Book in context: This is the sequel to her story Summer's Child. Many recommend reading Summer's Child first before attempting to comprehend the complexity of Summer of Roses, which I didn't do. That said, this is the first book I read out of my comfort zone (fantasy and Classics), and to be honest, I enjoyed every page turn.

This book addresses the delicate issue of domestic violence and the emotional scars it leaves. Luanne Rice centers her message in sisterhood solidarity, friendship, and love. The characters are fully developed and complex, and the situations surrounding them are believable in every sense. I like how it emphasizes on family and portrays strong women fighting through their emotional scars. The meaning of the story is clear: In order to reach what's in front of you, you have to let go of of what's behind. This is exactly what the book is about, to let go of your past and your scarred heart, to be able to aim for a brighter and happy future. It has a powerful, emotional quality to it that readers can identify pretty easily.

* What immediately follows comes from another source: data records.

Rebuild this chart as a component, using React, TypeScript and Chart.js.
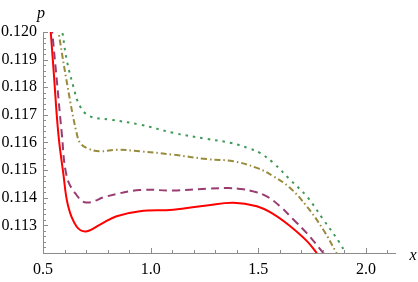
import React, { useEffect, useRef } from "react";
import { Chart, registerables } from "chart.js";

Chart.register(...registerables);

const xTicks = [0.5, 1.0, 1.5, 2.0];
const yTicks = [0.113, 0.114, 0.115, 0.116, 0.117, 0.118, 0.119, 0.12];

const redX = [0.53, 0.55, 0.571, 0.594, 0.617, 0.656, 0.7, 0.765, 0.842, 0.95, 1.105, 1.26, 1.384, 1.493, 1.57, 1.647, 1.725, 1.771, 1.8];
const redY = [0.12065, 0.11853, 0.11634, 0.1149, 0.11369, 0.11296, 0.11278, 0.11303, 0.11333, 0.11351, 0.11357, 0.11372, 0.11382, 0.11369, 0.11341, 0.11298, 0.11244, 0.112, 0.11168];

const purpleX = [0.535, 0.543, 0.565, 0.587, 0.61, 0.649, 0.7, 0.796, 0.95, 1.105, 1.26, 1.36, 1.415, 1.477, 1.539, 1.601, 1.663, 1.725, 1.802, 1.83];
const purpleY = [0.1207, 0.12, 0.11818, 0.11635, 0.11478, 0.11417, 0.11383, 0.11405, 0.11428, 0.11426, 0.11433, 0.11435, 0.11432, 0.11423, 0.11405, 0.11369, 0.11321, 0.11272, 0.112, 0.11173];

const goldX = [0.56, 0.572, 0.625, 0.656, 0.672, 0.703, 0.765, 0.842, 0.95, 1.105, 1.26, 1.384, 1.493, 1.57, 1.647, 1.725, 1.802, 1.863, 1.89];
const goldY = [0.1207, 0.12, 0.11755, 0.11635, 0.11599, 0.1158, 0.11568, 0.11574, 0.11568, 0.11556, 0.1154, 0.11532, 0.11508, 0.11478, 0.11436, 0.11369, 0.11284, 0.112, 0.1116];

const greenX = [0.58, 0.59, 0.61, 0.641, 0.672, 0.718, 0.811, 0.95, 1.105, 1.26, 1.369, 1.46, 1.508, 1.57, 1.647, 1.725, 1.802, 1.879, 1.905, 1.93];
const greenY = [0.1205, 0.12, 0.119, 0.11803, 0.11731, 0.11695, 0.11683, 0.11665, 0.11635, 0.11613, 0.11599, 0.11578, 0.11562, 0.11526, 0.11466, 0.11405, 0.11321, 0.11236, 0.112, 0.1117];

const FONT = "'Liberation Serif', 'Times New Roman', serif";
const AXIS_COLOR = "#8c8c8c";

const toPts = (xs: number[], ys: number[]) => xs.map((x, i) => ({ x, y: ys[i] }));

const axisPlugin = {
  id: "mmaAxes",
  afterDraw(chart: any) {
    const { ctx, chartArea, scales } = chart;
    const xs = scales.x;
    const ys = scales.y;
    ctx.save();
    ctx.strokeStyle = AXIS_COLOR;
    ctx.lineWidth = 1;
    for (let i = 0; i <= 40; i++) {
      const v = 0.112 + i * 0.0002;
      const py = Math.round(ys.getPixelForValue(v)) + 0.5;
      const len = i % 5 === 0 ? 5 : 3;
      ctx.beginPath();
      ctx.moveTo(chartArea.left, py);
      ctx.lineTo(chartArea.left + len, py);
      ctx.stroke();
    }
    for (let i = 0; i <= 16; i++) {
      const v = 0.5 + i * 0.1;
      const px = Math.round(xs.getPixelForValue(v)) + 0.5;
      const len = i % 5 === 0 ? 5 : 3;
      ctx.beginPath();
      ctx.moveTo(px, chartArea.bottom);
      ctx.lineTo(px, chartArea.bottom - len);
      ctx.stroke();
    }
    ctx.fillStyle = "#000";
    ctx.font = `italic 16px ${FONT}`;
    ctx.textAlign = "center";
    ctx.textBaseline = "alphabetic";
    ctx.fillText("p", chartArea.left - 2, 18);
    ctx.fillText("x", 413, 260);
    ctx.restore();
  },
};

export default function App() {
  const ref = useRef<HTMLCanvasElement | null>(null);
  useEffect(() => {
    document.body.style.margin = "0";
    const canvas = ref.current!;
    const common = { pointRadius: 0, borderWidth: 2, tension: 0.4, cubicInterpolationMode: "default" };
    const chart = new Chart(canvas, {
      type: "line",
      data: {
        datasets: [
          { ...common, data: toPts(greenX, greenY), borderColor: "#3d9956", borderDash: [2.5, 5] },
          { ...common, data: toPts(goldX, goldY), borderColor: "#998b3d", borderDash: [6, 3, 1.5, 3] },
          { ...common, data: toPts(purpleX, purpleY), borderColor: "#993d71", borderDash: [8, 5] },
          { ...common, data: toPts(redX, redY), borderColor: "#ff0000" },
        ],
      },
      options: {
        animation: false,
        responsive: false,
        devicePixelRatio: 1,
        layout: { padding: { left: 0, right: 23, top: 32, bottom: 0 } },
        plugins: { legend: { display: false }, tooltip: { enabled: false } },
        scales: {
          x: {
            type: "linear",
            min: 0.5,
            max: 2.135,
            grid: { display: false, drawTicks: false },
            border: { display: true, color: AXIS_COLOR, width: 1 },
            afterBuildTicks: (s: any) => {
              s.ticks = xTicks.map((v) => ({ value: v }));
            },
            afterFit: (s: any) => {
              s.height = 29;
            },
            ticks: {
              color: "#000",
              padding: 7,
              maxRotation: 0,
              autoSkip: false,
              font: { family: FONT, size: 16 },
              callback: (v: any) => Number(v).toFixed(1),
            },
          },
          y: {
            type: "linear",
            min: 0.112,
            max: 0.12,
            grid: { display: false, drawTicks: false },
            border: { display: true, color: AXIS_COLOR, width: 1 },
            afterBuildTicks: (s: any) => {
              s.ticks = yTicks.map((v) => ({ value: v }));
            },
            afterFit: (s: any) => {
              s.width = 43;
            },
            ticks: {
              color: "#000",
              padding: 6,
              autoSkip: false,
              font: { family: FONT, size: 16 },
              callback: (v: any) => Number(v).toFixed(3),
            },
          },
        },
      },
      plugins: [axisPlugin],
    } as any);
    return () => chart.destroy();
  }, []);
  return (
    <div style={{ position: "fixed", left: 0, top: 0, width: 418, height: 282 }}>
      <canvas ref={ref} width={418} height={282} />
    </div>
  );
}
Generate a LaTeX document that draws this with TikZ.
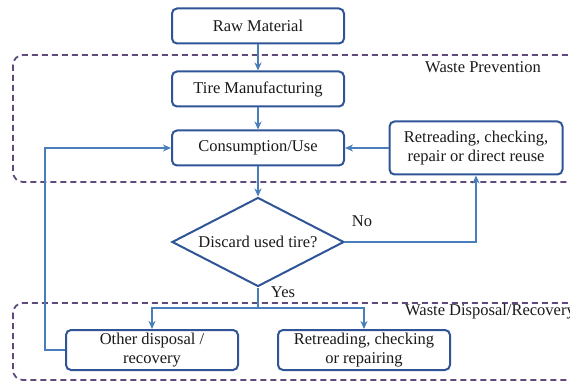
\documentclass[tikz,border=0pt]{standalone}
\usepackage{fontspec}
\setmainfont{Liberation Serif}
\usetikzlibrary{arrows.meta,shapes.geometric}
\definecolor{boxblue}{HTML}{2F5597}
\definecolor{lineblue}{HTML}{4A7EBB}
\definecolor{zonepurple}{HTML}{604A7B}
\definecolor{txt}{HTML}{1A1A1A}
\tikzset{
  procbox/.style={draw=boxblue, line width=2pt, rounded corners=5pt, fill=white,
    minimum width=172pt, minimum height=35pt, align=center, text=txt,
    font=\fontsize{16.5}{18.5}\selectfont, inner sep=1pt},
  decbox/.style={draw=boxblue, line width=2pt, diamond, aspect=1.95, fill=white,
    minimum width=172pt, minimum height=89pt, inner sep=0pt, text=txt,
    font=\fontsize{16.5}{18.5}\selectfont},
  conn/.style={draw=lineblue, line width=1.7pt, -{Stealth[length=8pt,width=7pt,inset=2.5pt]}},
  plainconn/.style={draw=lineblue, line width=1.7pt},
  zone/.style={draw=zonepurple, line width=1.8pt, dash pattern=on 6pt off 4pt, rounded corners=10pt},
  lbl/.style={text=txt, font=\fontsize{16.5}{18.5}\selectfont, inner sep=0pt},
}
\begin{document}
\begin{tikzpicture}[x=1pt,y=-1pt]
\useasboundingbox (0,0) rectangle (570,382);
% zones
\draw[zone] (13,55) rectangle (600,182);
\draw[zone] (13,303) rectangle (600,380);
\node[lbl] (wp) at (483,67) {Waste Prevention};
\node[lbl, anchor=west] (wd) at (405,312) {Waste Disposal/Recovery};
% nodes
\node[procbox] (raw) at (258,26) {Raw Material};
\node[procbox] (tire) at (258,89) {Tire Manufacturing};
\node[procbox] (cons) at (258,148) {Consumption/Use};
\node[procbox, minimum width=173pt, minimum height=53pt] (retr) at (476,148) {Retreading, checking,\\repair or direct reuse};
\node[decbox] (dec) at (258,242) {Discard used tire?};
\node[procbox, minimum height=40pt, font=\fontsize{16.5}{19}\selectfont] (other) at (152,350) {Other disposal /\\recovery};
\node[procbox, minimum height=40pt, font=\fontsize{16.5}{19}\selectfont] (rep) at (364,350) {Retreading, checking\\or repairing};
% connectors
\draw[conn] (raw) -- (tire);
\draw[conn] (tire) -- (cons);
\draw[conn] (retr) -- (cons);
\draw[conn] (cons) -- (dec);
\draw[conn] (dec.east) -| (retr.south);
\node[lbl] (no) at (362,221) {No};
\coordinate (split) at (258,308);
\draw[plainconn] (dec.south) -- (split);
\draw[conn] (split) -| (other.north);
\draw[conn] (split) -| (rep.north);
\node[lbl] (yes) at (283,292) {Yes};
\coordinate (fb1) at (45,350);
\coordinate (fb2) at (45,148);
\draw[conn] (other.west) -- (fb1) -- (fb2) -- (cons.west);
\end{tikzpicture}
\end{document}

The setting is in Connecticut, and it affects the plot and the characters very much (making them more believable and humane). One of the main reasons Connecticut was chosen as the setting of Rice's book is because she was brought up there; she is familiar with the land, and has drawn an inspiration from her characters from real people she knows. Of course, that is only an assumption.

The grammar was impeccable, and the language was of every day use. It isn't extremely complicated to read or understand. The imagery was so real that I actually felt I was there, standing in the garden of roses next to Lily and Rose.

On a final note, Summer of Roses has left a lasting impression on me. It made me yearn for strong family and friendship bonds in a world so cynical like the one we're currently living in. I learned that you don't have to fight alone; you have loved ones that would die for you in order to make you smile. I highly recommend this book; it opens your eyes and gives you a new perspective of what family and friendship mean.

Disclaimer: May not be appropriate for young children due to minor violence.